→ **Problem requirements**: Look through the listing for the word "Write". Copy each line that has it.

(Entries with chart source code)
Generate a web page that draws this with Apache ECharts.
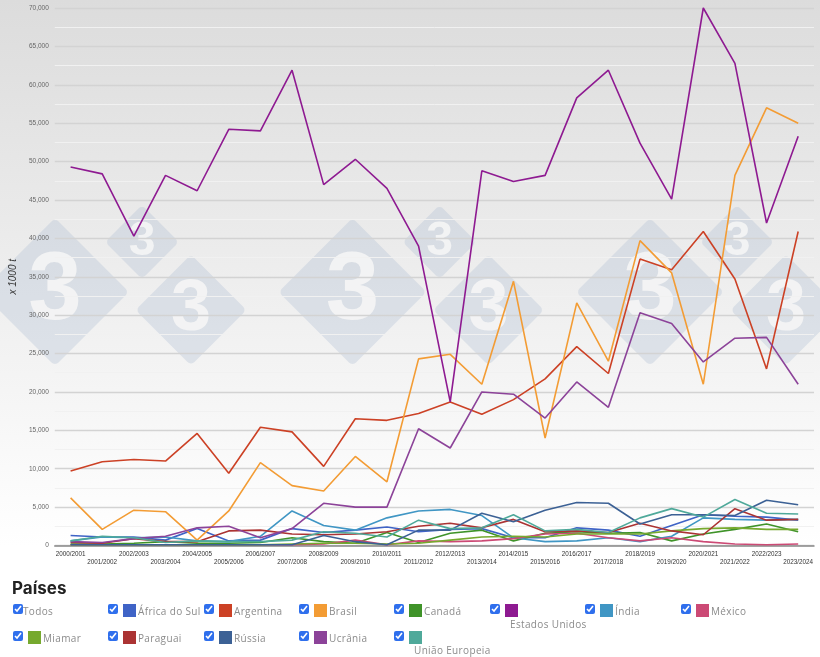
<!DOCTYPE html>
<html>
<head>
    <meta charset="utf-8">
    <title>Países</title>
    <script src="https://cdn.jsdelivr.net/npm/echarts@6/dist/echarts.min.js"></script>
    <style>
        html, body { margin: 0; padding: 0; background: #fff; overflow: hidden; }
        #main { position: absolute; left: 0; top: 0; width: 820px; height: 657px; }
        h2 { position: absolute; left: 12px; top: 578px; margin: 0; font: 700 17px Inter, sans-serif; color: #222; }
        #legend label { position: absolute; font: 10px "Open Sans", sans-serif; letter-spacing: .35px; color: #8b8b8b; white-space: nowrap; }
        #legend input { position: absolute; width: 10px; height: 10px; margin: 0; accent-color: #2f6fed; }
        #legend i { position: absolute; width: 13px; height: 13px; }
        #legend span { position: absolute; }
    </style>
</head>
<body>
    <div id="main"></div>
    <h2>Países</h2>
    <div id="legend"></div>
    <script type="text/javascript">
    var categories = ['2000/2001','2001/2002','2002/2003','2003/2004','2004/2005','2005/2006','2006/2007','2007/2008','2008/2009','2009/2010','2010/2011','2011/2012','2012/2013','2013/2014','2014/2015','2015/2016','2016/2017','2017/2018','2018/2019','2019/2020','2020/2021','2021/2022','2022/2023','2023/2024'];

    var africaDoSul = [1300,1100,1100,700,2200,600,700,2200,1700,2000,2400,1800,2100,2200,1000,1000,2300,2000,1200,2600,4000,3800,3700,3300];
    var argentina = [9700,10900,11200,11000,14600,9400,15400,14800,10300,16500,16300,17200,18700,17100,19000,21700,25900,22400,37300,35900,40900,34700,23000,40900];
    var brasil = [6200,2100,4600,4400,700,4500,10800,7800,7100,11600,8300,24300,24900,21000,34400,14000,31600,24000,39700,35500,21000,48200,57000,55000];
    var canada = [200,200,300,500,300,300,400,1000,500,300,1700,400,1600,2000,600,1600,1800,1600,1700,600,1500,2100,2800,1800];
    var estadosUnidos = [49300,48400,40300,48200,46200,54200,54000,61900,47000,50300,46500,39000,18700,48800,47400,48200,58300,61900,52400,45100,70000,62800,42000,53300];
    var india = [600,1100,1000,1100,600,500,1200,4500,2600,2000,3600,4500,4700,3900,1000,500,600,1000,500,1200,3600,3400,3300,3400];
    var mexico = [100,100,100,100,100,100,100,100,200,700,100,600,500,600,900,1500,1600,1000,600,1000,500,200,100,200];
    var miamar = [100,100,100,100,100,100,100,200,300,300,200,300,700,1100,1200,1100,1500,1500,1500,1900,2200,2300,2100,2100];
    var paraguai = [400,300,900,500,500,1900,2000,1500,1400,1500,1800,2500,2900,2300,3400,1800,1900,1700,2900,1900,1400,4800,3300,3400];
    var russia = [100,100,100,100,100,100,100,100,1300,500,100,2000,2000,4200,3100,4600,5600,5500,2800,4000,4000,3900,5900,5300];
    var ucrania = [500,400,900,1200,2300,2500,1000,2200,5500,5000,5000,15200,12700,20000,19700,16600,21300,18000,30300,28900,23900,27000,27100,21000];
    var uniaoEuropeia = [600,1200,1000,400,600,500,500,700,1800,1600,1100,3300,2200,2300,4000,1900,2100,1700,3600,4800,3700,6000,4200,4100];

    var paises = [
        { name: 'África do Sul', data: africaDoSul, color: '#3f63c6' },
        { name: 'Argentina', data: argentina, color: '#cc4125' },
        { name: 'Brasil', data: brasil, color: '#f39c34' },
        { name: 'Canadá', data: canada, color: '#3f9329' },
        { name: 'Estados Unidos', data: estadosUnidos, color: '#8e1a91' },
        { name: 'Índia', data: india, color: '#4096c4' },
        { name: 'México', data: mexico, color: '#cc4a75' },
        { name: 'Miamar', data: miamar, color: '#76a92e' },
        { name: 'Paraguai', data: paraguai, color: '#ab3333' },
        { name: 'Rússia', data: russia, color: '#3c6195' },
        { name: 'Ucrânia', data: ucrania, color: '#8c4399' },
        { name: 'União Europeia', data: uniaoEuropeia, color: '#4fa99a' }
    ];

    // marca d'agua: losangos com o 3
    function losango(cx, cy, d) {
        var lado = d * Math.SQRT2;
        return {
            type: 'group', x: cx, y: cy, silent: true,
            children: [
                { type: 'rect', z: -5, rotation: Math.PI / 4,
                  shape: { x: -lado / 2, y: -lado / 2, width: lado, height: lado, r: 5 },
                  style: { fill: '#b4c2d6', opacity: 0.36 } },
                { type: 'text', z: -4,
                  style: { text: '3', x: 0, y: 0, align: 'center', verticalAlign: 'middle',
                           fontFamily: 'Liberation Sans', fontWeight: 'bold', fontSize: d * 1.3, fill: 'rgba(245,245,245,0.9)' } }
            ]
        };
    }
    var marcas = [
        { type: 'rect', z: -10, silent: true, shape: { x: 0, y: 0, width: 820, height: 546 },
          style: { fill: new echarts.graphic.LinearGradient(0, 0, 0, 1, [{ offset: 0, color: '#dcdcdc' }, { offset: 1, color: '#ffffff' }]) } }
    ];
    [0, 1, 2].forEach(function (i) {
        var dx = i * 297.5;
        marcas.push(losango(55 + dx, 292, 74), losango(142 + dx, 242, 37), losango(191 + dx, 310, 55.5));
    });

    var myChart = echarts.init(document.getElementById('main'));
    var option = {
        animation: false,
        grid: { left: 47, right: 6, top: 8, height: 537.5 },
        legend: { show: false },
        graphic: { elements: marcas },
        xAxis: {
            type: 'category',
            data: categories,
            axisTick: { show: false },
            axisLine: { lineStyle: { color: '#8a8a8a', width: 1.5 } },
            axisLabel: {
                interval: 0, margin: 5, fontSize: 6.3, lineHeight: 8, color: '#333',
                fontFamily: 'Liberation Sans',
                formatter: function (v, i) { return i % 2 ? '\n' + v : v; }
            }
        },
        yAxis: {
            type: 'value',
            min: 0, max: 70000, interval: 5000,
            name: 'x 1000 t',
            nameLocation: 'middle',
            nameGap: 32,
            nameTextStyle: { fontSize: 10, fontStyle: 'italic', color: '#333', fontFamily: 'Liberation Sans' },
            axisLine: { show: false },
            axisTick: { show: false },
            axisLabel: {
                margin: 6, fontSize: 6.5, color: '#666', fontFamily: 'Liberation Sans',
                formatter: function (v) { return v.toLocaleString('en-US'); }
            },
            minorTick: { show: false, splitNumber: 2 },
            splitLine: { lineStyle: { color: '#d3d3d3', width: 1.3 } },
            minorSplitLine: { show: true, lineStyle: { color: '#f1f1f1', width: 1 } }
        },
        series: paises.map(function (p) {
            return {
                name: p.name, type: 'line', data: p.data,
                showSymbol: false, clip: false,
                lineStyle: { width: 1.6, color: p.color },
                itemStyle: { color: p.color }
            };
        })
    };
    myChart.setOption(option);

    // legenda em html, com as caixas a funcionar
    var colunas = [13, 108, 204, 299, 394, 490, 585, 681];
    var caixas = [];
    function linhaLegenda(nome, cor, x, y, textoX, textoY) {
        var el = document.createElement('label');
        var html = '<input type="checkbox" checked style="left:' + x + 'px;top:' + y + 'px">';
        if (cor) html += '<i style="left:' + (x + 15) + 'px;top:' + y + 'px;background:' + cor + '"></i>';
        html += '<span style="left:' + textoX + 'px;top:' + textoY + 'px">' + nome + '</span>';
        el.innerHTML = html;
        document.getElementById('legend').appendChild(el);
        return el.querySelector('input');
    }
    var todos = linhaLegenda('Todos', null, 13, 604, 23, 604);
    paises.forEach(function (p, i) {
        var pos = i + 1;
        var x = colunas[pos % 8];
        var y = pos < 8 ? 604 : 631;
        var tx = x + 30, ty = y;
        if (p.name == 'Estados Unidos') { tx = 510; ty = 617; }
        if (p.name == 'União Europeia') { tx = 414; ty = 643; }
        var c = linhaLegenda(p.name, p.color, x, y, tx, ty);
        caixas.push(c);
        c.onchange = function () {
            myChart.dispatchAction({ type: c.checked ? 'legendSelect' : 'legendUnSelect', name: p.name });
        };
    });
    todos.onchange = function () {
        caixas.forEach(function (c) {
            if (c.checked != todos.checked) { c.checked = todos.checked; c.onchange(); }
        });
    };
    </script>
</body>
</html>
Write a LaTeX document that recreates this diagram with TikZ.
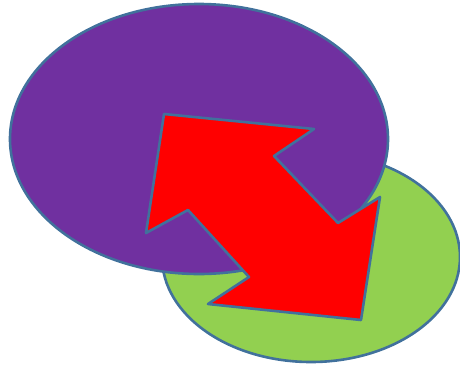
\documentclass[tikz,border=0pt]{standalone}
\usepackage{xcolor}
\usepackage{tikz}

\definecolor{outlineblue}{HTML}{41719C}
\definecolor{shapepurple}{HTML}{7030A0}
\definecolor{shapegreen}{HTML}{92D050}
\definecolor{arrowred}{HTML}{FF0000}

\begin{document}
\begin{tikzpicture}[
            x=1pt, y=-1pt,                     % pixel grid, y downward
            blob/.style={
                draw=outlineblue,
                line width=2.6pt,
                line join=round
            }
        ]
            \useasboundingbox (0,0) rectangle (460,368);

            % --- ELIPSES ---
            \filldraw [blob, fill=shapegreen] (311,257) ellipse [x radius=149, y radius=105];
            \filldraw [blob, fill=shapepurple] (199,139) ellipse [x radius=189, y radius=135];

            % --- FLECHA DOBLE ---
            \filldraw [blob, fill=arrowred]
                (164,114) -- (314,129) -- (274,156) -- (338,223)
                -- (380,197) -- (361,320) -- (208,304) -- (249,277)
                -- (188,210) -- (146,233) -- cycle;
        \end{tikzpicture}
\end{document}
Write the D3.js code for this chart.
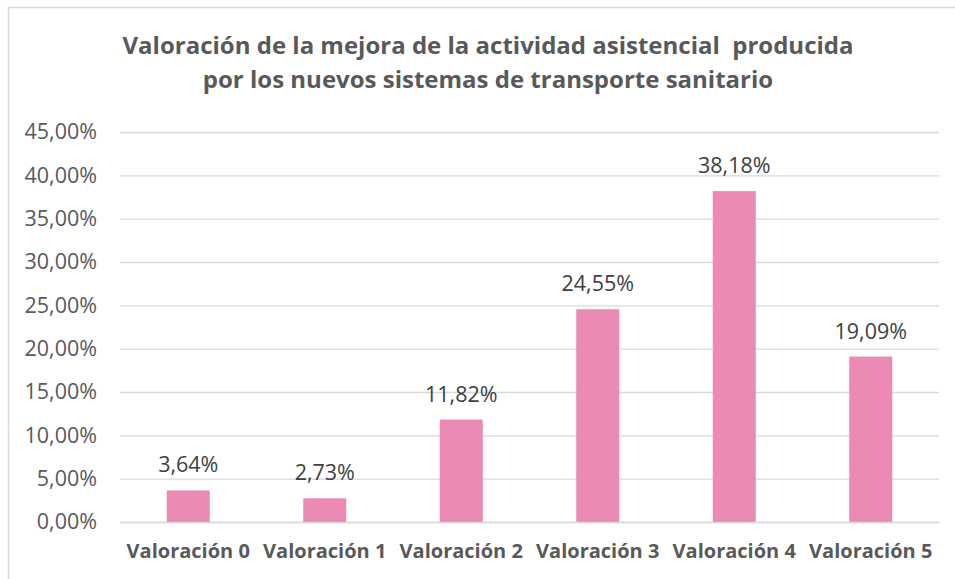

→ **Exercise answer**:
Write a LaTeX document that recreates this diagram with TikZ.
Write the D3.js code for this chart.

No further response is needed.